Job: Repeat the data below exactly, dropping any pictures it holds.

•••••

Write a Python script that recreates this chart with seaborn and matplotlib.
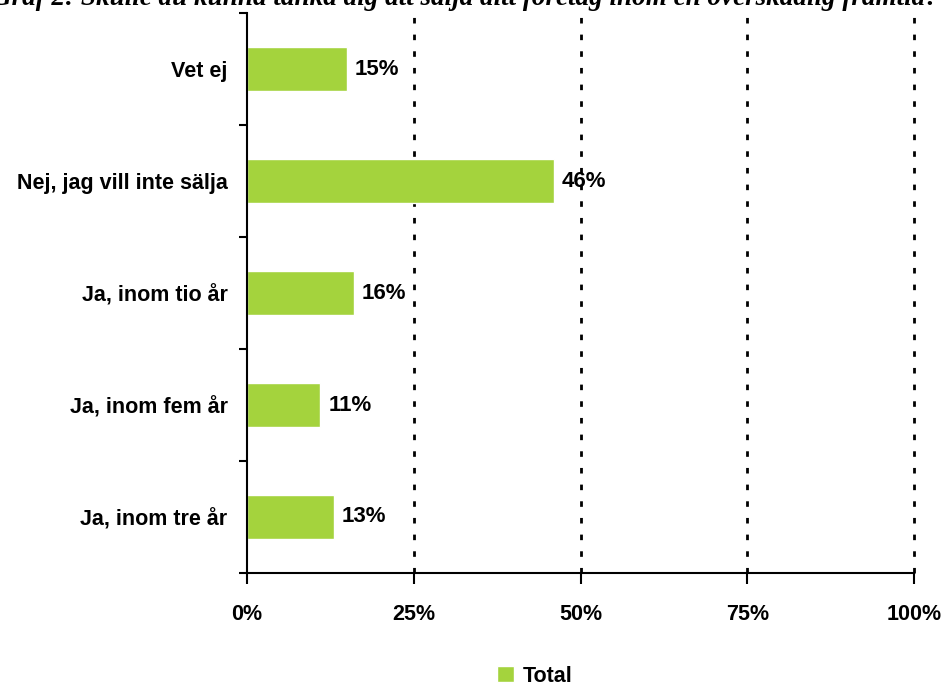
import seaborn as sns
import matplotlib.pyplot as plt
import matplotlib.ticker as mticker
import pandas as pd

categories = ["Vet ej", "Nej, jag vill inte sälja", "Ja, inom tio år",
              "Ja, inom fem år", "Ja, inom tre år"]
values = [15, 46, 16, 11, 13]
x_ticks = [0, 25, 50, 75, 100]
title = "Graf 2: Skulle du kunna tänka dig att sälja ditt företag inom en överskådlig framtid?"

df = pd.DataFrame({"svar": categories, "andel": values})

sns.set_style("white")
plt.rcParams["font.family"] = ["Liberation Sans", "DejaVu Sans"]
plt.rcParams["text.color"] = "black"
plt.rcParams["xtick.color"] = "black"
plt.rcParams["ytick.color"] = "black"

fig = plt.figure(figsize=(9.44, 6.84), dpi=100)
ax = fig.add_axes([247 / 944, 1 - 573 / 684, 667 / 944, 560 / 684])

sns.barplot(data=df, x="andel", y="svar", orient="h", color="#A4D33D",
            width=0.39, label="Total", ax=ax, saturation=1)
for p in ax.patches:
    p.set_zorder(3)

ax.set_xlim(0, 100)
ax.set_ylim(4.5, -0.5)
ax.set_xticks(x_ticks)
ax.xaxis.set_major_formatter(mticker.FuncFormatter(lambda v, p: f"{v:.0f}%"))
for v in x_ticks[1:]:
    ax.axvline(v, color="black", linestyle=(0, (2, 4)), linewidth=2,
               zorder=1, clip_on=False)

ax.set_yticks(range(len(categories)))
ax.set_yticklabels(categories)
ax.set_yticks([i - 0.5 for i in range(len(categories) + 1)], minor=True)
ax.tick_params(axis="y", which="major", length=0, pad=14, left=True)
ax.tick_params(axis="y", which="minor", length=6, width=1.5, direction="out", left=True)
ax.tick_params(axis="x", length=8, width=1.5, direction="out", pad=14, bottom=True)
for lab in ax.get_xticklabels() + ax.get_yticklabels():
    lab.set_fontweight("bold")
    lab.set_fontsize(15.5)

ax.set_xlabel("")
ax.set_ylabel("")
for s in ["top", "right"]:
    ax.spines[s].set_visible(False)
for s in ["left", "bottom"]:
    ax.spines[s].set_color("black")
    ax.spines[s].set_linewidth(1.5)
    ax.spines[s].set_zorder(4)

for i, v in enumerate(values):
    ax.text(v + 1.2, i, f"{v}%", va="center", ha="left",
            fontsize=16, fontweight="bold", zorder=5)

handles, labels = ax.get_legend_handles_labels()
if ax.get_legend():
    ax.get_legend().remove()
fig.legend(handles, labels, loc="center", bbox_to_anchor=(535 / 944, 1 - 676 / 684),
           frameon=False, handlelength=0.8, handleheight=0.8, handletextpad=0.4,
           prop={"weight": "bold", "size": 15.5})

fig.text(465 / 944, 1 - 5 / 684, title, ha="center", va="baseline",
         fontsize=19.5, fontweight="bold", fontstyle="italic",
         family=["Liberation Serif", "DejaVu Serif"])

fig.savefig("out.png", dpi=100)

•••••

Written response:
Write a Python script that recreates this chart with seaborn and matplotlib.
import seaborn as sns
import matplotlib.pyplot as plt
import matplotlib.ticker as mticker
import pandas as pd

categories = ["Vet ej", "Nej, jag vill inte sälja", "Ja, inom tio år",
              "Ja, inom fem år", "Ja, inom tre år"]
values = [15, 46, 16, 11, 13]
x_ticks = [0, 25, 50, 75, 100]
title = "Graf 2: Skulle du kunna tänka dig att sälja ditt företag inom en överskådlig framtid?"

df = pd.DataFrame({"svar": categories, "andel": values})

sns.set_style("white")
plt.rcParams["font.family"] = ["Liberation Sans", "DejaVu Sans"]
plt.rcParams["text.color"] = "black"
plt.rcParams["xtick.color"] = "black"
plt.rcParams["ytick.color"] = "black"

fig = plt.figure(figsize=(9.44, 6.84), dpi=100)
ax = fig.add_axes([247 / 944, 1 - 573 / 684, 667 / 944, 560 / 684])

sns.barplot(data=df, x="andel", y="svar", orient="h", color="#A4D33D",
            width=0.39, label="Total", ax=ax, saturation=1)
for p in ax.patches:
    p.set_zorder(3)

ax.set_xlim(0, 100)
ax.set_ylim(4.5, -0.5)
ax.set_xticks(x_ticks)
ax.xaxis.set_major_formatter(mticker.FuncFormatter(lambda v, p: f"{v:.0f}%"))
for v in x_ticks[1:]:
    ax.axvline(v, color="black", linestyle=(0, (2, 4)), linewidth=2,
               zorder=1, clip_on=False)

ax.set_yticks(range(len(categories)))
ax.set_yticklabels(categories)
ax.set_yticks([i - 0.5 for i in range(len(categories) + 1)], minor=True)
ax.tick_params(axis="y", which="major", length=0, pad=14, left=True)
ax.tick_params(axis="y", which="minor", length=6, width=1.5, direction="out", left=True)
ax.tick_params(axis="x", length=8, width=1.5, direction="out", pad=14, bottom=True)
for lab in ax.get_xticklabels() + ax.get_yticklabels():
    lab.set_fontweight("bold")
    lab.set_fontsize(15.5)

ax.set_xlabel("")
ax.set_ylabel("")
for s in ["top", "right"]:
    ax.spines[s].set_visible(False)
for s in ["left", "bottom"]:
    ax.spines[s].set_color("black")
    ax.spines[s].set_linewidth(1.5)
    ax.spines[s].set_zorder(4)

for i, v in enumerate(values):
    ax.text(v + 1.2, i, f"{v}%", va="center", ha="left",
            fontsize=16, fontweight="bold", zorder=5)

handles, labels = ax.get_legend_handles_labels()
if ax.get_legend():
    ax.get_legend().remove()
fig.legend(handles, labels, loc="center", bbox_to_anchor=(535 / 944, 1 - 676 / 684),
           frameon=False, handlelength=0.8, handleheight=0.8, handletextpad=0.4,
           prop={"weight": "bold", "size": 15.5})

fig.text(465 / 944, 1 - 5 / 684, title, ha="center", va="baseline",
         fontsize=19.5, fontweight="bold", fontstyle="italic",
         family=["Liberation Serif", "DejaVu Serif"])

fig.savefig("out.png", dpi=100)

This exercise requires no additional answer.